Activist Joe Knudson looks at the calendar for April and sees "a perfect trifecta" for protesters.
A three-day weekend that month includes the Day of Silence on April 20, the Worldwide LGBT Civil Rights Marches on April 21 and Earth Day actions on April 22.
The most established of the three campaigns, Earth Day marks its 42nd anniversary this year. The Earth Day Network is hoping to mobilize a billion people for "a billion acts of green" that Saturday and throughout the weekend.
The Day of Silence, sponsored by the Gay, Lesbian & Straight Education Network, dates to 1996. The national day of action involves students and educators taking a vow of silence to illustrate the effect of anti-LGBT bullying and harassment in schools. Adult allies in the campaign participate in after-school forums on bullying, safe schools and coming out, as well as write letters to former school principals and teachers about their experience as students.
Still coming together are plans for the first Worldwide LGBT Civil Rights Marches.

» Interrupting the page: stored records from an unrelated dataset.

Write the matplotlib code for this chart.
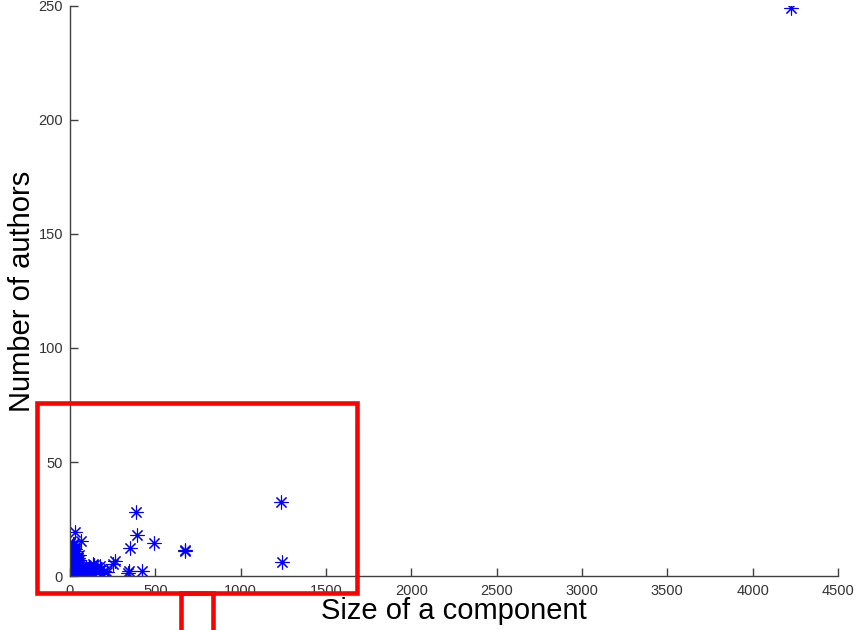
import matplotlib
matplotlib.use("Agg")
import matplotlib.pyplot as plt
from matplotlib.patches import Rectangle

plt.rcParams["font.family"] = ["Liberation Sans", "DejaVu Sans"]

# component size vs number of authors
big_x = [4224, 1238, 1242, 388, 390, 351, 492, 676, 672, 264, 250, 347, 338,
         420, 215, 176, 136, 29, 62, 16]
big_y = [249, 32.5, 6.3, 28, 18.2, 12.3, 14.3, 11.3, 10.8, 6.6, 5.1, 2.2, 1.2,
         2.2, 1.6, 4.4, 5.1, 19.2, 15.4, 13.9]

# dense cluster of small components
small_x = [2, 3, 4, 5, 6, 7, 8, 9, 10, 11, 12, 14, 3, 5, 8, 10, 12, 15, 18, 20,
           22, 25, 28, 16, 20, 6, 10, 15, 20, 25, 30, 35, 40, 45, 30, 35, 40,
           45, 50, 55, 60, 65, 70, 75, 80, 90, 100, 110, 120, 130, 140, 150,
           160, 180, 190, 200, 48, 52, 38, 30, 26, 32, 4, 7, 13, 18, 24, 85,
           95, 105, 115, 125, 2, 5, 9, 14, 19, 23, 27, 33, 37, 42, 47, 55,
           62, 68, 72, 78, 88, 98, 108, 118, 135, 145, 170, 3, 6, 11, 17, 21,
           26, 31, 36, 44, 12, 18, 8, 14, 22, 28, 34]
small_y = [1, 2, 3, 4, 5, 6, 7, 8, 9, 10, 11, 12, 1, 1, 2, 3, 4, 5, 6, 7,
           8, 9, 10, 13, 11, 1, 1, 2, 3, 4, 5, 6, 7, 8, 1, 2, 3,
           4, 5, 2, 3, 1, 2, 4, 1, 3, 2, 4, 1, 3, 5, 2,
           4, 3, 1, 2, 6, 9, 10, 12, 14, 9, 8, 10, 6, 2, 3, 2,
           4, 1, 3, 2, 5, 9, 11, 7, 9, 5, 7, 3, 5, 2, 3, 7,
           2, 4, 1, 3, 2, 1, 3, 2, 1, 3, 2, 10, 12, 13, 10, 12,
           2, 11, 8, 6, 2, 4, 6, 8, 1, 6, 4]

xticks = [0, 500, 1000, 1500, 2000, 2500, 3000, 3500, 4000, 4500]
yticks = [0, 50, 100, 150, 200, 250]

fig = plt.figure(figsize=(8.58, 6.3), dpi=100)
ax = fig.add_axes([70 / 858, 1 - 576 / 630, 768 / 858, 570 / 630])

star = (8, 2, 0)
ax.plot(small_x, small_y, linestyle="none", marker=star, markersize=10,
        markeredgewidth=0.8, color="#0000ff")
ax.plot(big_x, big_y, linestyle="none", marker=star, markersize=10,
        markeredgewidth=0.8, color="#0000ff")

ax.set_xlim(0, 4500)
ax.set_ylim(0, 250)
ax.set_xticks(xticks)
ax.set_yticks(yticks)
ax.spines["top"].set_visible(False)
ax.spines["right"].set_visible(False)
for s in ["left", "bottom"]:
    ax.spines[s].set_color("#404040")
    ax.spines[s].set_linewidth(1)
ax.tick_params(direction="in", length=6, width=1, color="#404040",
               labelsize=10.5, labelcolor="#333333")
ax.tick_params(axis="y", pad=5)
ax.tick_params(axis="x", pad=6)

ax.set_xlabel("Size of a component", fontsize=21, labelpad=-1)
ax.set_ylabel("Number of authors", fontsize=21, labelpad=2)

# red highlight boxes over the figure
W, H = 858, 630
fig.add_artist(Rectangle((37 / W, 1 - 593 / H), 320 / W, 190 / H,
                         transform=fig.transFigure, fill=False,
                         edgecolor="#ff0000", linewidth=3.3, clip_on=False))
fig.add_artist(Rectangle((181 / W, 1 - 650 / H), 32 / W, 57 / H,
                         transform=fig.transFigure, fill=False,
                         edgecolor="#ff0000", linewidth=3.3, clip_on=False))

fig.savefig("out.png", dpi=100)
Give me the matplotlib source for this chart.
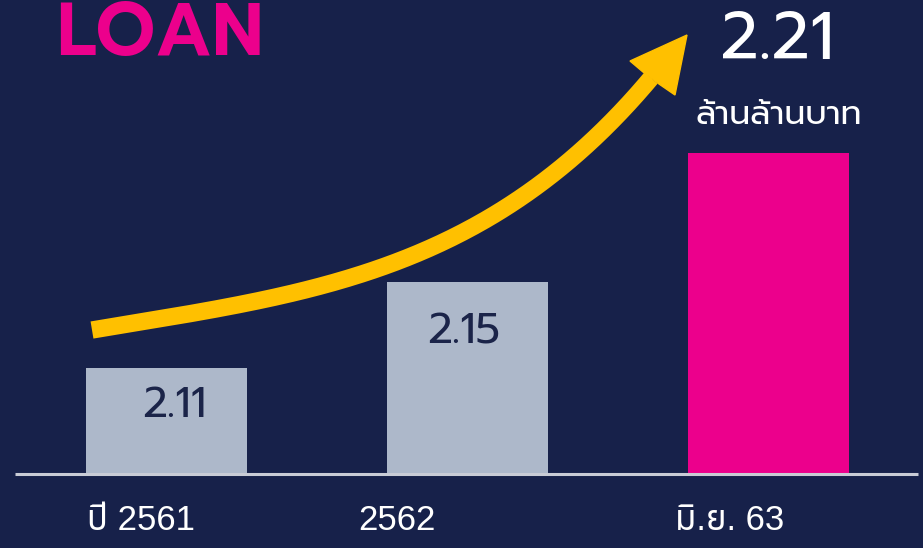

Knudson is chair and spokesperson for the international organizing committee. Other organizers include Jonathan Wolfman, James Vivian, Arturo Schultz, Marc Holcomb, Jesse D. Greer, Spencer Aiello and Isidro Gonzales.
Their statement of intent reads, "This is grassroots organizing of hungry, aggressive and eager LGBT and LGBT-friendly activists, advocates and all other allies worldwide, working at planning and organizing various marches, after parties, watch parties, etc., … with the trust and hope that … human rights organizations worldwide will put all egos aside and come together in unity for this historic event."
The committee is encouraging people to organize at the local, grassroots level to build an international effort – a model that was hugely successful for clean energy, no-drilling protesters who carried out the 2011 and 2010 Hands Across the Sand demonstrations.
Much of the organizing is taking place on Facebook in the Let's Reach 1 Million People Campaign group.
Already, plans for marches are being made in Dayton, Ohio; Washington, D.C.; Cincinnati; Chicago; Atlanta; New York City; Albany, N.Y.; Oklahoma City; Portland, Ore.; and Hampton, Va. Outside the United States, march sites include Pakistan and the Philippines.
"The window of opportunity worldwide is about as far open as it will ever be … with the earlier speech by U.S. Secretary of State Hillary Rodham Clinton, in addition to actions at the United Nations," Knudson said. "The LGBT communities worldwide must continue this drive and build on this momentum in advancing our chances for basic human rights worldwide."
LGBT march organizers are not working directly with the Earth Day Network, but Knudson said activists recognize a synergy. March organizers observed that it is the 42nd anniversary of Earth Day, but also 42 years since the first gay Pride parade took place.